THE PROBLEM | The lines to extract run from the first line of the material below to the line containing "(0,0) rectangle (704,595);", both included; leave the pictures behind.

SOURCE EXCERPT |
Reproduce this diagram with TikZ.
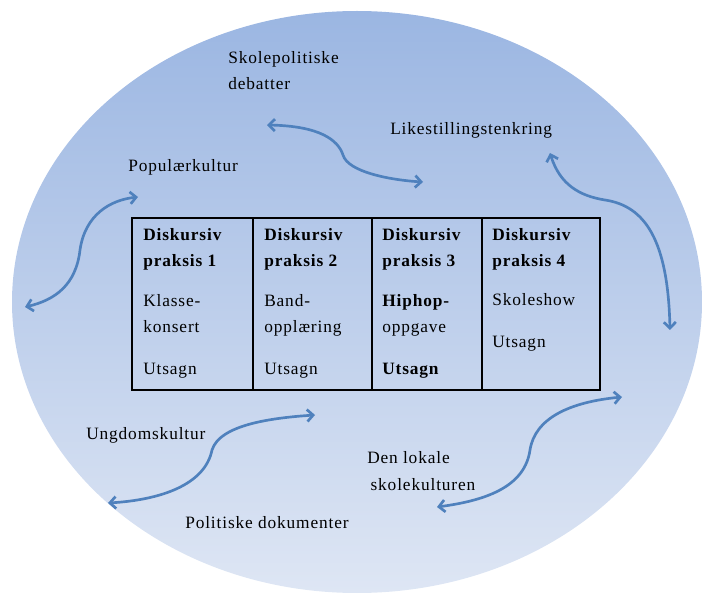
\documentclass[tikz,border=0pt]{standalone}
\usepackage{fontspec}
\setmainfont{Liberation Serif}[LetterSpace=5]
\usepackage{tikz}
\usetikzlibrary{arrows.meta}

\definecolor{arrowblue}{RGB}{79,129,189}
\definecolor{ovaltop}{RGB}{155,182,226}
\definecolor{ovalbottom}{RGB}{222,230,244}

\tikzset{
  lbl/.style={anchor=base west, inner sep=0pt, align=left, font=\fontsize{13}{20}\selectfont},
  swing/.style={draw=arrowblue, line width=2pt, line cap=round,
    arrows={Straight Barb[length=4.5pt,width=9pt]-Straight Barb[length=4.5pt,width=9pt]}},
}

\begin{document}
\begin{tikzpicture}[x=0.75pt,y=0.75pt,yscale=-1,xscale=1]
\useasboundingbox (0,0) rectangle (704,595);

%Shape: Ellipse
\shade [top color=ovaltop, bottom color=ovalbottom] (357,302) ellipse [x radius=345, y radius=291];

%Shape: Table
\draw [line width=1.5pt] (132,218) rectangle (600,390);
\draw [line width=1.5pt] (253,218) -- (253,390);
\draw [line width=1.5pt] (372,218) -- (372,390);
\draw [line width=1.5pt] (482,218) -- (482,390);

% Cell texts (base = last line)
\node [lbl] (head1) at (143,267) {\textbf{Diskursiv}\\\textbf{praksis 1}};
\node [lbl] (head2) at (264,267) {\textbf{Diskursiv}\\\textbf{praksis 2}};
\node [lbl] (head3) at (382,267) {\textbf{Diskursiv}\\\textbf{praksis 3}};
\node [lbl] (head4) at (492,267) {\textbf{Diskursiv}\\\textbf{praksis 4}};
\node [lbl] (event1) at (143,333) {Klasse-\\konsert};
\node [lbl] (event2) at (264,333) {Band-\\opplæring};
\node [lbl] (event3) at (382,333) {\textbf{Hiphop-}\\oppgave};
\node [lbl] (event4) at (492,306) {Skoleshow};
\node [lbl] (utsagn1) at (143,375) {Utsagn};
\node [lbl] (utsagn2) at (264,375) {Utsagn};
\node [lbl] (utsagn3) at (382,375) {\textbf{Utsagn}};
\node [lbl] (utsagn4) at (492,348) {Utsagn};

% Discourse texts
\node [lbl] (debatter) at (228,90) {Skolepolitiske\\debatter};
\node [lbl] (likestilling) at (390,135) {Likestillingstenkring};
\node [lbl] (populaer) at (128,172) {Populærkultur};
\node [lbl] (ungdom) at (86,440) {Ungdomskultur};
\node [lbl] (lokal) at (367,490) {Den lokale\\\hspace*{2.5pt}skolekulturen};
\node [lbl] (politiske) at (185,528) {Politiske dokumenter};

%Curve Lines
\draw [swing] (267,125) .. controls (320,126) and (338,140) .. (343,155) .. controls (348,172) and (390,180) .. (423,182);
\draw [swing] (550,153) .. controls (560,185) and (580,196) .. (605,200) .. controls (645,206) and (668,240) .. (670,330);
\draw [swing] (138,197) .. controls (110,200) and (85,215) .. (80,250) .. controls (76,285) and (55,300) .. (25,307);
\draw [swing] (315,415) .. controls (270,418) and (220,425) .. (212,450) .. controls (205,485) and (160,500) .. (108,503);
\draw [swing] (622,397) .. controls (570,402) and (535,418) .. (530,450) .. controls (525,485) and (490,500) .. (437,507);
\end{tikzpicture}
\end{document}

ANSWER TO THE EXERCISE |
Reproduce this diagram with TikZ.
\documentclass[tikz,border=0pt]{standalone}
\usepackage{fontspec}
\setmainfont{Liberation Serif}[LetterSpace=5]
\usepackage{tikz}
\usetikzlibrary{arrows.meta}

\definecolor{arrowblue}{RGB}{79,129,189}
\definecolor{ovaltop}{RGB}{155,182,226}
\definecolor{ovalbottom}{RGB}{222,230,244}

\tikzset{
  lbl/.style={anchor=base west, inner sep=0pt, align=left, font=\fontsize{13}{20}\selectfont},
  swing/.style={draw=arrowblue, line width=2pt, line cap=round,
    arrows={Straight Barb[length=4.5pt,width=9pt]-Straight Barb[length=4.5pt,width=9pt]}},
}

\begin{document}
\begin{tikzpicture}[x=0.75pt,y=0.75pt,yscale=-1,xscale=1]
\useasboundingbox (0,0) rectangle (704,595);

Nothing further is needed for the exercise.